--- Supplied entries ---

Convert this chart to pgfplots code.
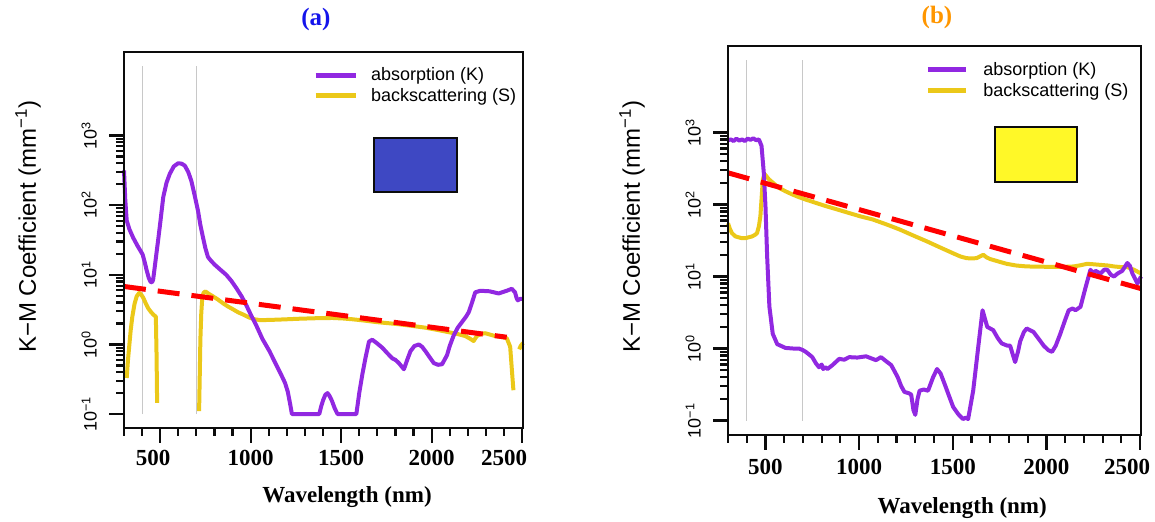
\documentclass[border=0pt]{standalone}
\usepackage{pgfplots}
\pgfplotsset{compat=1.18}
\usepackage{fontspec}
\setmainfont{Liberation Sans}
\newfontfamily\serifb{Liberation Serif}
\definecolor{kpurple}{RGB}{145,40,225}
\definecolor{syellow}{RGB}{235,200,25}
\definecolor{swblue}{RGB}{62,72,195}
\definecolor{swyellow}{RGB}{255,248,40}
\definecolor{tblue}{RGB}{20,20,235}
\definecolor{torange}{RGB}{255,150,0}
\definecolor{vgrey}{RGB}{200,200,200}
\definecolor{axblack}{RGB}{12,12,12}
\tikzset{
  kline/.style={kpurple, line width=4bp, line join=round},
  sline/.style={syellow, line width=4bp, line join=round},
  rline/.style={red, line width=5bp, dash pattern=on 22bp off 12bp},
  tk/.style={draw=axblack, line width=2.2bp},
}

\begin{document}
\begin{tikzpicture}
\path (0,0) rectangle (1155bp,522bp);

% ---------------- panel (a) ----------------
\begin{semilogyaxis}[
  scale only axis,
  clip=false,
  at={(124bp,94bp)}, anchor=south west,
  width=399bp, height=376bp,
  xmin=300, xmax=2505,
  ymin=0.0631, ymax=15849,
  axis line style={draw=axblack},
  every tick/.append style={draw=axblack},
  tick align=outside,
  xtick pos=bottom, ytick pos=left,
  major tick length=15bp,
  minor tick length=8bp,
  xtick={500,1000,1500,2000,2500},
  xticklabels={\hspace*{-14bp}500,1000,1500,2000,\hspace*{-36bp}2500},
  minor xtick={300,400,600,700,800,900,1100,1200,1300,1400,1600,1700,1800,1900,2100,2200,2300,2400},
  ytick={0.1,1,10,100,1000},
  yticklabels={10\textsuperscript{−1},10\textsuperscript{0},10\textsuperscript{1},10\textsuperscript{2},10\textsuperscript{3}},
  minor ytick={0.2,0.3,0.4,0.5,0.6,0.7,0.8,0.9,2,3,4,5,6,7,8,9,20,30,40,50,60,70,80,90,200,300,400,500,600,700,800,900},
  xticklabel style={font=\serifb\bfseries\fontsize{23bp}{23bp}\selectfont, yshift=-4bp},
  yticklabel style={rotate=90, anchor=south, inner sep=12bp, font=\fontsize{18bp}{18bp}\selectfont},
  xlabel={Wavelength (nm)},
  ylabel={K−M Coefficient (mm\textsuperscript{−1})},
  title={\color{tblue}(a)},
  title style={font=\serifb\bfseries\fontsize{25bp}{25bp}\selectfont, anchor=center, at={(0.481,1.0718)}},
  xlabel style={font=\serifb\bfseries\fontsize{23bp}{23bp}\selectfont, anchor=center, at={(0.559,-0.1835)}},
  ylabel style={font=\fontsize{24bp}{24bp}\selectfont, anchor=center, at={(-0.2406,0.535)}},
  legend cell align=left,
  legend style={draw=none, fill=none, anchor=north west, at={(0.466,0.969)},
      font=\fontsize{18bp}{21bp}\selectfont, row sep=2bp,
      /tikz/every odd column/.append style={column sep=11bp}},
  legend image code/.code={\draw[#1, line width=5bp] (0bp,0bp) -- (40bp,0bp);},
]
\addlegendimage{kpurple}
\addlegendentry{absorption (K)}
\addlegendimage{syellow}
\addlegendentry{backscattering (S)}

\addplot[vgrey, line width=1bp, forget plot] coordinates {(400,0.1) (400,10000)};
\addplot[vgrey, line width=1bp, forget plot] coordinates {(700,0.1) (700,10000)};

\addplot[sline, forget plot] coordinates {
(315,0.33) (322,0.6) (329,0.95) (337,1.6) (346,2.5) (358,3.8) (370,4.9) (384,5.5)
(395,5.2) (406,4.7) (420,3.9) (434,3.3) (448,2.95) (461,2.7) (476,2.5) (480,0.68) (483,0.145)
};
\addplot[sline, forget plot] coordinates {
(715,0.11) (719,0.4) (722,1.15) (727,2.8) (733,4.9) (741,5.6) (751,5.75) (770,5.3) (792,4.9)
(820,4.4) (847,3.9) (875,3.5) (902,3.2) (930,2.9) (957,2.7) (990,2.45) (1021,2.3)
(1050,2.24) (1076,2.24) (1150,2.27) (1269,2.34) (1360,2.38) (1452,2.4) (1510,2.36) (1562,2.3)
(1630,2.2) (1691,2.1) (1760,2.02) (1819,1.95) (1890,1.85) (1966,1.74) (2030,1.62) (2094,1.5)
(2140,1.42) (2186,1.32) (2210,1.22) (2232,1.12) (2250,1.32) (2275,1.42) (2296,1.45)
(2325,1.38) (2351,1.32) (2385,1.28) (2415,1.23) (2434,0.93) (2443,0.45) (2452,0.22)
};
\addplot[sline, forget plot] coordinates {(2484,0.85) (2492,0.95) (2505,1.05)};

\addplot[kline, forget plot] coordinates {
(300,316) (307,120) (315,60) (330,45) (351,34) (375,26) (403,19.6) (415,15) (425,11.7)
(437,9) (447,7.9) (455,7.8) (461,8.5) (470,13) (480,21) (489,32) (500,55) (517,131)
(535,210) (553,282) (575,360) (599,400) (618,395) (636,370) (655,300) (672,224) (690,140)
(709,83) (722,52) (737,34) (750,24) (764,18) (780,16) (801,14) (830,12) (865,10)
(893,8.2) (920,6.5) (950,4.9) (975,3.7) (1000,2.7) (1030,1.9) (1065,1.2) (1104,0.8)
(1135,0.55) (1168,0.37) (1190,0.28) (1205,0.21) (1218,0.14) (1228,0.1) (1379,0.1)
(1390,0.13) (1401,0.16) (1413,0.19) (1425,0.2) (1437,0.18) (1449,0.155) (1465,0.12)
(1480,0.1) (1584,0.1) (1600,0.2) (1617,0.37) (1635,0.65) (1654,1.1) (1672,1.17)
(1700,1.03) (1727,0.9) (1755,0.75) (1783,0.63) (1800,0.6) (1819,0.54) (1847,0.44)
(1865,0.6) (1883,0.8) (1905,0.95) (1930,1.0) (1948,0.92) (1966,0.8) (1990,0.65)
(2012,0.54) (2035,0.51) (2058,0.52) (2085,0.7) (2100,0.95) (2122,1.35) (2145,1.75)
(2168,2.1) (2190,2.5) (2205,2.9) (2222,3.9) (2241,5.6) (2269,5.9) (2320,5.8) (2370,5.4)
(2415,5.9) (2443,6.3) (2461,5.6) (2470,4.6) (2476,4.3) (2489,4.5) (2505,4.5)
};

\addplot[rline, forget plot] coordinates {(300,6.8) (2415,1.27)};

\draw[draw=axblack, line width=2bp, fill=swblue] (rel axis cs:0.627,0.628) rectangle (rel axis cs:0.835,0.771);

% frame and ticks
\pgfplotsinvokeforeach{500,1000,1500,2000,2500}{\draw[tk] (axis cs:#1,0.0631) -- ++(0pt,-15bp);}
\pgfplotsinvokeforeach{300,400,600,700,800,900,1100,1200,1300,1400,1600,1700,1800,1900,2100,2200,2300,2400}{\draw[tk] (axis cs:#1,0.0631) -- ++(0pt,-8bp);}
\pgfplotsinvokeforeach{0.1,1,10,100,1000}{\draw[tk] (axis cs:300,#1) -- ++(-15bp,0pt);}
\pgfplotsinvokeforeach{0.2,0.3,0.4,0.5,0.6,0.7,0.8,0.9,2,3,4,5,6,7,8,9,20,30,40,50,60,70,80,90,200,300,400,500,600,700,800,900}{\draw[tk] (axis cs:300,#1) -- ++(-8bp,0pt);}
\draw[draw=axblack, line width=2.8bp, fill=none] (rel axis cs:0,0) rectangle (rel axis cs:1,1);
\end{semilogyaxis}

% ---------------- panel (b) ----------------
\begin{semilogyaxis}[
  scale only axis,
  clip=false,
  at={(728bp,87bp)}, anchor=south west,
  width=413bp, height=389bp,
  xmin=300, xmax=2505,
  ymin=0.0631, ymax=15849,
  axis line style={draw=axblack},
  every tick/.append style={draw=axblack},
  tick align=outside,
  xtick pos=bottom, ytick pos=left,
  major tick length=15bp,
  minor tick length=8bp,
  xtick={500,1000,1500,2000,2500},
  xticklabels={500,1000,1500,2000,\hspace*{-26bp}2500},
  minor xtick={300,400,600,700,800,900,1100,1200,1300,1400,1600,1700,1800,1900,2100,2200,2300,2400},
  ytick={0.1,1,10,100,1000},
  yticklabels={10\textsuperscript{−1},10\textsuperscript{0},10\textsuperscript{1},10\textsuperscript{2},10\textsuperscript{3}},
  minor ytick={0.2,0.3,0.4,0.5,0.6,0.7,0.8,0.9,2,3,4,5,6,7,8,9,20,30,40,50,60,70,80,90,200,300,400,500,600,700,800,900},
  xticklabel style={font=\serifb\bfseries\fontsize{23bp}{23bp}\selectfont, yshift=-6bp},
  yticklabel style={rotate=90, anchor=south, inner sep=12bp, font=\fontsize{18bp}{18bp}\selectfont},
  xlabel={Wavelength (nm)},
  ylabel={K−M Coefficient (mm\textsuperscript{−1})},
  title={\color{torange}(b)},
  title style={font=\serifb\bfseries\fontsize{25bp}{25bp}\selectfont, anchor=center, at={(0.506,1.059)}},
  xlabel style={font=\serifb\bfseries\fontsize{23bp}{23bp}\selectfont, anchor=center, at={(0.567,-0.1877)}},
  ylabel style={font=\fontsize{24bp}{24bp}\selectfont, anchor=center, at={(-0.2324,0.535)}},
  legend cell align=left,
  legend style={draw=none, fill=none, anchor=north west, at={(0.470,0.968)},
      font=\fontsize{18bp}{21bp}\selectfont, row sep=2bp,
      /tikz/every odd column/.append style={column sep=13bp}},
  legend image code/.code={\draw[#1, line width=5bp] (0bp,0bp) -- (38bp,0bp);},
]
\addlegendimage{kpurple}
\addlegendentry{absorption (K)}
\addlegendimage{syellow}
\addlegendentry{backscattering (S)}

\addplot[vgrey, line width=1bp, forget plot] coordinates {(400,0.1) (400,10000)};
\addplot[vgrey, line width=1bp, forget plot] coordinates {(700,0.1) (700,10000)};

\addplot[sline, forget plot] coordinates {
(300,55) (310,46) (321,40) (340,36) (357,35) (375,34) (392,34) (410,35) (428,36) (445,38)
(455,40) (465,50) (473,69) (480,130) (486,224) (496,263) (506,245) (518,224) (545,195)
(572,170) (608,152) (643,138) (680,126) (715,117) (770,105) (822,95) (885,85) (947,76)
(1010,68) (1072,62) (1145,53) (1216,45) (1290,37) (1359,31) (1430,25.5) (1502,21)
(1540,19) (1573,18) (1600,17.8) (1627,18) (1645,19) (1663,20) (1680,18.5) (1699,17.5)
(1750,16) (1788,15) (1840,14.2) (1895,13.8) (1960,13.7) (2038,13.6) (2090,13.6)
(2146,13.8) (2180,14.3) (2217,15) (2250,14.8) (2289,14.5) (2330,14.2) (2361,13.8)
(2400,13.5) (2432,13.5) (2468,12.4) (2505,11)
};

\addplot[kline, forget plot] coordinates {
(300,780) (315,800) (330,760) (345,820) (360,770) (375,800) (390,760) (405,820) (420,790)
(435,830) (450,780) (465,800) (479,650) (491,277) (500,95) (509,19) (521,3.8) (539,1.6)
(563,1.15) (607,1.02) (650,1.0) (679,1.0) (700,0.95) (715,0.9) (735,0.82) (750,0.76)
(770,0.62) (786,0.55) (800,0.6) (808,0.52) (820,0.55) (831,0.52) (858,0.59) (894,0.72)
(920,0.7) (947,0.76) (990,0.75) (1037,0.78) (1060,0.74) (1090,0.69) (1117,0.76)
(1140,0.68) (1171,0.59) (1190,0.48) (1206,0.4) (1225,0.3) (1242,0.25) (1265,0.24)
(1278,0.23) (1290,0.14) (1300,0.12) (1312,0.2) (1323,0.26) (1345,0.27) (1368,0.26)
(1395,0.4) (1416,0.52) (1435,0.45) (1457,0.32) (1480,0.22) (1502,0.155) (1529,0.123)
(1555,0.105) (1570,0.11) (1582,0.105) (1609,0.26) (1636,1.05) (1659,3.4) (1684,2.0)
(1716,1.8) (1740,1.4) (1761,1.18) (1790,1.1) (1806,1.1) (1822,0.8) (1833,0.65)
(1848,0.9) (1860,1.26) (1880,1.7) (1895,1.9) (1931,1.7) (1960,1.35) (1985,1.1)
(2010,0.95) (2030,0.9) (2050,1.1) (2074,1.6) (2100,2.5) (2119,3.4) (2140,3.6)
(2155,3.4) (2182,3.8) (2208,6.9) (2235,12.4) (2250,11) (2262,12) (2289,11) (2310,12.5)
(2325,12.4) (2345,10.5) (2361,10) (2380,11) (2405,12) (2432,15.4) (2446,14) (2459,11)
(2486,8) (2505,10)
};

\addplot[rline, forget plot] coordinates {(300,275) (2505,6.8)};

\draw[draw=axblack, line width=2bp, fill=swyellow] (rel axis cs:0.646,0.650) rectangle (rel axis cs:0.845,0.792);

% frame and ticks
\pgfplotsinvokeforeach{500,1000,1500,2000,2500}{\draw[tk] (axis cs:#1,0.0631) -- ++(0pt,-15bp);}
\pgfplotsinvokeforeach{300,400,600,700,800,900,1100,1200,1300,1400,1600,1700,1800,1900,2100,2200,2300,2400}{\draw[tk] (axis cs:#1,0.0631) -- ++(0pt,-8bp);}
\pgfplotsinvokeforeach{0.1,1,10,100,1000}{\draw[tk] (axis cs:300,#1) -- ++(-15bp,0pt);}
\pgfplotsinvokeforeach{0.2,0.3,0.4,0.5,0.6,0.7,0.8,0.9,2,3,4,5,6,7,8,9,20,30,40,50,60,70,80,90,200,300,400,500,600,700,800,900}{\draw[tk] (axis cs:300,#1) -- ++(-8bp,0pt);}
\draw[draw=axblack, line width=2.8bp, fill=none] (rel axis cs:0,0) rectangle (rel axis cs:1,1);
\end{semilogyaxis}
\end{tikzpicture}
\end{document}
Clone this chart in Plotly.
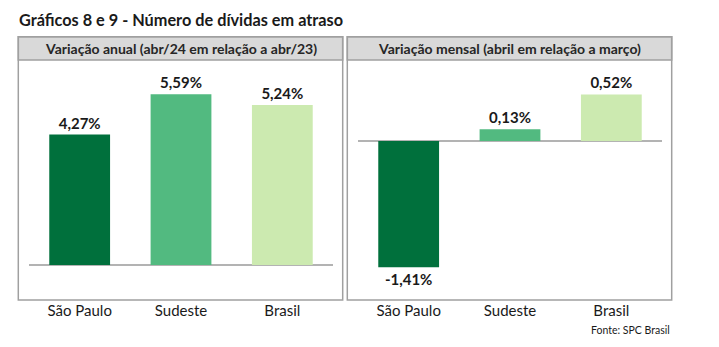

---

▸ Exercise
Starting at the top of the listing above, reproduce each line up to and including the one with "(0,0) rectangle (1155bp,522bp);"; omit the pictures.

▸ Written response
Convert this chart to pgfplots code.
\documentclass[border=0pt]{standalone}
\usepackage{pgfplots}
\pgfplotsset{compat=1.18}
\usepackage{fontspec}
\setmainfont{Liberation Sans}
\newfontfamily\serifb{Liberation Serif}
\definecolor{kpurple}{RGB}{145,40,225}
\definecolor{syellow}{RGB}{235,200,25}
\definecolor{swblue}{RGB}{62,72,195}
\definecolor{swyellow}{RGB}{255,248,40}
\definecolor{tblue}{RGB}{20,20,235}
\definecolor{torange}{RGB}{255,150,0}
\definecolor{vgrey}{RGB}{200,200,200}
\definecolor{axblack}{RGB}{12,12,12}
\tikzset{
  kline/.style={kpurple, line width=4bp, line join=round},
  sline/.style={syellow, line width=4bp, line join=round},
  rline/.style={red, line width=5bp, dash pattern=on 22bp off 12bp},
  tk/.style={draw=axblack, line width=2.2bp},
}

\begin{document}
\begin{tikzpicture}
\path (0,0) rectangle (1155bp,522bp);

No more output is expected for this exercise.